Interview Hugo Hurts, voorzitter Adviescollege
Aanleiding om de samenwerking met belanghebbenden als thema te nemen voor de zelfevaluatie, is het essay van de Nederlandse School voor Openbaar Bestuur (NSOB). Dat essay schetst de perceptie van partijen in het zorgveld. De sector zou bestaan uit onmaatschappelijke bedrijven die boven alles uit zijn op winst maken. Dat beeld trekken de VIG en haar leden zich aan. Zij willen de samenwerking verbeteren, om in gezamenlijkheid de gezondheidszorg toekomstbestendig te maken. Daarom heeft het VIG-bestuur aan het Adviescollege gevraagd om hen daarover te adviseren.
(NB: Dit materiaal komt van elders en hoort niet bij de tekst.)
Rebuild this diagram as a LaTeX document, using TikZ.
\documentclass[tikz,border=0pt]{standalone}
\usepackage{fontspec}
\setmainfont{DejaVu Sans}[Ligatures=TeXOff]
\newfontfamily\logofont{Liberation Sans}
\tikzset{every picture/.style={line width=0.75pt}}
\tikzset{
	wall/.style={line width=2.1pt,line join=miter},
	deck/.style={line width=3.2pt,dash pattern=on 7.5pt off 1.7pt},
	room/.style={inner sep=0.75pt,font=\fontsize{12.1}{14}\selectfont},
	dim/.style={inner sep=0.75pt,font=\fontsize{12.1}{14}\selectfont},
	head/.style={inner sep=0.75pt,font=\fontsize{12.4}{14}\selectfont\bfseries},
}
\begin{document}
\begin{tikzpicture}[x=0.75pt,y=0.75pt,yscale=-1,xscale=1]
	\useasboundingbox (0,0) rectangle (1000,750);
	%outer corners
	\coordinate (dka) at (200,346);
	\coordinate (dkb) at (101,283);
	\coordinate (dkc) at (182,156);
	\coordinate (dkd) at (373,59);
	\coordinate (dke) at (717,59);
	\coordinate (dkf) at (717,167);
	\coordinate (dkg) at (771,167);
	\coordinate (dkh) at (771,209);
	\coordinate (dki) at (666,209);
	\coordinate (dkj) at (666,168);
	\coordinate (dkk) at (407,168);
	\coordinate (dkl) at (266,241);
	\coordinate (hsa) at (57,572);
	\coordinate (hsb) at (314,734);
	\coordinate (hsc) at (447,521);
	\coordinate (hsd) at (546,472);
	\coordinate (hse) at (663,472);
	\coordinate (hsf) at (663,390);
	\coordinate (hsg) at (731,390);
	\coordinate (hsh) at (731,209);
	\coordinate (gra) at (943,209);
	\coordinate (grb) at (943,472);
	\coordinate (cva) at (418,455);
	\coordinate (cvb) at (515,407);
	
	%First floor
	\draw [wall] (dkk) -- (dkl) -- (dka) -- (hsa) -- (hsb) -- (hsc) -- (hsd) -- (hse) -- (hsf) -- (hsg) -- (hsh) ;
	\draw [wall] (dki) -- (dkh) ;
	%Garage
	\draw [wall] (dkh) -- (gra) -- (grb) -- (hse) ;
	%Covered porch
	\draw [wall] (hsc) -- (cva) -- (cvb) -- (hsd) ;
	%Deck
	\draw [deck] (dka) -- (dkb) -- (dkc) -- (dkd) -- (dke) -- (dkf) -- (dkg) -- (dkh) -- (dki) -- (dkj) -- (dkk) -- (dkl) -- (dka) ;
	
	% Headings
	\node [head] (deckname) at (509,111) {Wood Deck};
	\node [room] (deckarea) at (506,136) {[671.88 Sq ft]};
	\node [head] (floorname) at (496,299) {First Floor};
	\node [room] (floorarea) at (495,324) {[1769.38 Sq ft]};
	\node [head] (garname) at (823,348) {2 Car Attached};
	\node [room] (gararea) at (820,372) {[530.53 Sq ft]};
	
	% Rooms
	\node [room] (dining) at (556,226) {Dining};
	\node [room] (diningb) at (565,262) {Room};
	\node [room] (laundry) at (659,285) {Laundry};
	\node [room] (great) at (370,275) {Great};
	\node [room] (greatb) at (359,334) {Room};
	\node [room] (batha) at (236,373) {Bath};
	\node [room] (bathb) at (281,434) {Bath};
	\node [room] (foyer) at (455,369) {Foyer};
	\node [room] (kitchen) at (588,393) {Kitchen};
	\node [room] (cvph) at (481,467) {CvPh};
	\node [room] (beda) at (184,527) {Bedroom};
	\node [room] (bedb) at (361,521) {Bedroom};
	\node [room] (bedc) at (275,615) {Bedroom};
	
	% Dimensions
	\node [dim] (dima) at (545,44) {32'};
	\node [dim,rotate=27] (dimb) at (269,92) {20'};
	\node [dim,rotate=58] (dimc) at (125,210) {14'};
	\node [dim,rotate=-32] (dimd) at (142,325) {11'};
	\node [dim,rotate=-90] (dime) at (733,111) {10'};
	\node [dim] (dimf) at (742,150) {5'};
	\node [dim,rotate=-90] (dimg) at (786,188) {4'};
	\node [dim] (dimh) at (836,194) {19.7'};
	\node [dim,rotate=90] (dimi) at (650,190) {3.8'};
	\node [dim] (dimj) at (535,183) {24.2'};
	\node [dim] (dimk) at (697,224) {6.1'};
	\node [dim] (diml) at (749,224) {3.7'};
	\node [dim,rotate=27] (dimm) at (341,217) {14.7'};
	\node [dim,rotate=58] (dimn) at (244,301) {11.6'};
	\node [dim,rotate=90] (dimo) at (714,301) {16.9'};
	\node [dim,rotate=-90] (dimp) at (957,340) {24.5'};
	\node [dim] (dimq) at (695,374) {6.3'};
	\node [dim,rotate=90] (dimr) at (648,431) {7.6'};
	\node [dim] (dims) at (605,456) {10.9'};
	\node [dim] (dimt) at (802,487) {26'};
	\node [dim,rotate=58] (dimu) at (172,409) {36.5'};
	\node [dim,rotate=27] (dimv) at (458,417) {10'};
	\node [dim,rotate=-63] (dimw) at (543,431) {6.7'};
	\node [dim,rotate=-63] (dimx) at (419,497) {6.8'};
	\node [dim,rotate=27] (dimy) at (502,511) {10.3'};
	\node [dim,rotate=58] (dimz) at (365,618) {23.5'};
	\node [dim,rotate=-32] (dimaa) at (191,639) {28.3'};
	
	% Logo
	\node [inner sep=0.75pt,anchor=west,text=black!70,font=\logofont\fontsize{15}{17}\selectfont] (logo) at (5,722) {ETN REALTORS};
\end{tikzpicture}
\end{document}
Hoe denkt u over de adviesaanvragen van de VIG aan de NSOB en het Adviescollege?
‘Dat de VIG aan de NSOB om een onderzoek heeft gevraagd, in de wetenschap dat de NSOB haar essays openbaar maakt, vind ik een teken dat de VIG zich open en kwetsbaar durft op te stellen. Niemand, ook de VIG niet, zal hebben verwacht dat er een rooskleurig beeld naar voren zou komen in het essay. Het VIG-bestuur realiseert zich dat er een probleem is. En zij realiseert zich ook dat dit niet binnenskamers opgelost kan worden, maar alleen door in gesprek te gaan met anderen. Met “anderen” bedoel ik ook het Adviescollege. We zijn weliswaar verbonden aan de VIG, maar we voeren onze rol volledig onafhankelijk uit. De andere twee leden van het Adviescollege en ik hebben absoluut niet de illusie dat wij dit eventjes gaan oplossen. Maar we denken desalniettemin dat we in relatie tot de Code tot een advies kunnen komen dat iets kan bijdragen aan verbetering.’
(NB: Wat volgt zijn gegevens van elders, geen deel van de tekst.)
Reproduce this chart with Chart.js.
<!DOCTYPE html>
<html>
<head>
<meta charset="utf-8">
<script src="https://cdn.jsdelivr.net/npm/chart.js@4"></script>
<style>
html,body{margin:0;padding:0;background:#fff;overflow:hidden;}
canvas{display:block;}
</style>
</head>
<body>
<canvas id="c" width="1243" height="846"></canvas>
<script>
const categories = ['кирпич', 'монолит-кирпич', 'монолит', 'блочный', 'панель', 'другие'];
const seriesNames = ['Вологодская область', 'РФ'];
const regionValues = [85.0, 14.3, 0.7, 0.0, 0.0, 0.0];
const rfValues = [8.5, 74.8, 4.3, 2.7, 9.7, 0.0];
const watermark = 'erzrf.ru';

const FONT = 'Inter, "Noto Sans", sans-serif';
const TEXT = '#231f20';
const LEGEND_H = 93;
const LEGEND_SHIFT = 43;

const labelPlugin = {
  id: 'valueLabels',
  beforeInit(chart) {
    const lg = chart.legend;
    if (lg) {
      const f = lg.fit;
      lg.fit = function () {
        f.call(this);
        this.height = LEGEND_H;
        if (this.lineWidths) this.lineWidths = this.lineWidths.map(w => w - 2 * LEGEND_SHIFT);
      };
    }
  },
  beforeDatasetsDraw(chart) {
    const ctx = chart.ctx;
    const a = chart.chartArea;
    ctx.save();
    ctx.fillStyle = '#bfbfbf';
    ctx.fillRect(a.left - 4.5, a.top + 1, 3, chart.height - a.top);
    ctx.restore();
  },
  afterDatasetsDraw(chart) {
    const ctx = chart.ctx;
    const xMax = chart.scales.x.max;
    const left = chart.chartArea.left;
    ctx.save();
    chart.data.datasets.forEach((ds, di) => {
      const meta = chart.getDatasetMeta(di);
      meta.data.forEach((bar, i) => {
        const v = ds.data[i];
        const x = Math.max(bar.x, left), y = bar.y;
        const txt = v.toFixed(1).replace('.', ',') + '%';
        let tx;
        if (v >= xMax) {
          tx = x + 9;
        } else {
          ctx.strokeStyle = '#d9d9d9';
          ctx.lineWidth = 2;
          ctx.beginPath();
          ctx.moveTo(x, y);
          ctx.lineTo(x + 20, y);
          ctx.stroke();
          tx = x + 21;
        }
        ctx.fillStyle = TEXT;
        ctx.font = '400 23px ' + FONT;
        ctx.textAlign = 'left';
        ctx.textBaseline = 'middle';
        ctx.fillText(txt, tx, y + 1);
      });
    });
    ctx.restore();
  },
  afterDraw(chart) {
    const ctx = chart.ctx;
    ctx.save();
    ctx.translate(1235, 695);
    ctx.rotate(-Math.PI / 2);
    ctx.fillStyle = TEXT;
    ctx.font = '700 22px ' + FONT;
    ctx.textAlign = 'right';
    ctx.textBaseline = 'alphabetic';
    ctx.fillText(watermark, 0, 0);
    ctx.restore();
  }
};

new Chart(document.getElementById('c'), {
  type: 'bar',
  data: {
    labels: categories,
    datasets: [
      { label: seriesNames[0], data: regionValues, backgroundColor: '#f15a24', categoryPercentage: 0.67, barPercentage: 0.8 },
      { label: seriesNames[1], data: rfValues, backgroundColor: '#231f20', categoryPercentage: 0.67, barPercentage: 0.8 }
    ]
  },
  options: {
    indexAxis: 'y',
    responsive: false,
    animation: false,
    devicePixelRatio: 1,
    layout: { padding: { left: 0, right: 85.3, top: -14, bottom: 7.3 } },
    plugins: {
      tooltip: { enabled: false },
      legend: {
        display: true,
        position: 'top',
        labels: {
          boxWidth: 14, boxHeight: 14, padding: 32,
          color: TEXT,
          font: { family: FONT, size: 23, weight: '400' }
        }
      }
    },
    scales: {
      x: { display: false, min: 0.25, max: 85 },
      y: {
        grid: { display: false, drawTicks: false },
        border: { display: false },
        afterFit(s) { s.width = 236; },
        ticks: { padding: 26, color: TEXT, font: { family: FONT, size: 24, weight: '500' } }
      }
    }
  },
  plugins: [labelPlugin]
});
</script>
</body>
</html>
Om tot een goed advies te komen, stond de zelfevaluatie door de leden dit jaar in het teken van de samenwerking met belanghebbenden. In hoeverre geeft een zelfevaluatie een realistisch beeld?
‘De zelfevaluatie is ingestoken langs de maatschappelijke Code van de VIG, en dan specifiek langs de drie waarden die over de samenwerking met belanghebbenden gaat. Alle leden van de VIG hebben die Code ondertekend, waarmee zij zeggen zich eraan te houden. Daar hoort ook bij dat zij de jaarlijkse zelfevaluatie invullen en aanleveren. Over het algemeen zijn we heel tevreden over de moeite die de meeste bedrijven in de zelfevaluatie hebben gestoken. Het is geen simpele invuloefening.
Naar aanleiding van de zelfevaluatie hebben we ook gesprekken met individuele leden en doen we drie formele bedrijfsbezoeken. We hebben de indruk dat de waarden in de Code echt worden doorleefd binnen de bedrijven. Zij hebben interne gedragsregels die vaak nog strenger zijn dan de waarden in de Code en daar wordt ook op toegezien. Dat beeld komt overeen met het beeld dat in de zelfevaluaties wordt geschetst. Dus ik denk zeker dat de zelfevaluaties een realistisch beeld schetsen.’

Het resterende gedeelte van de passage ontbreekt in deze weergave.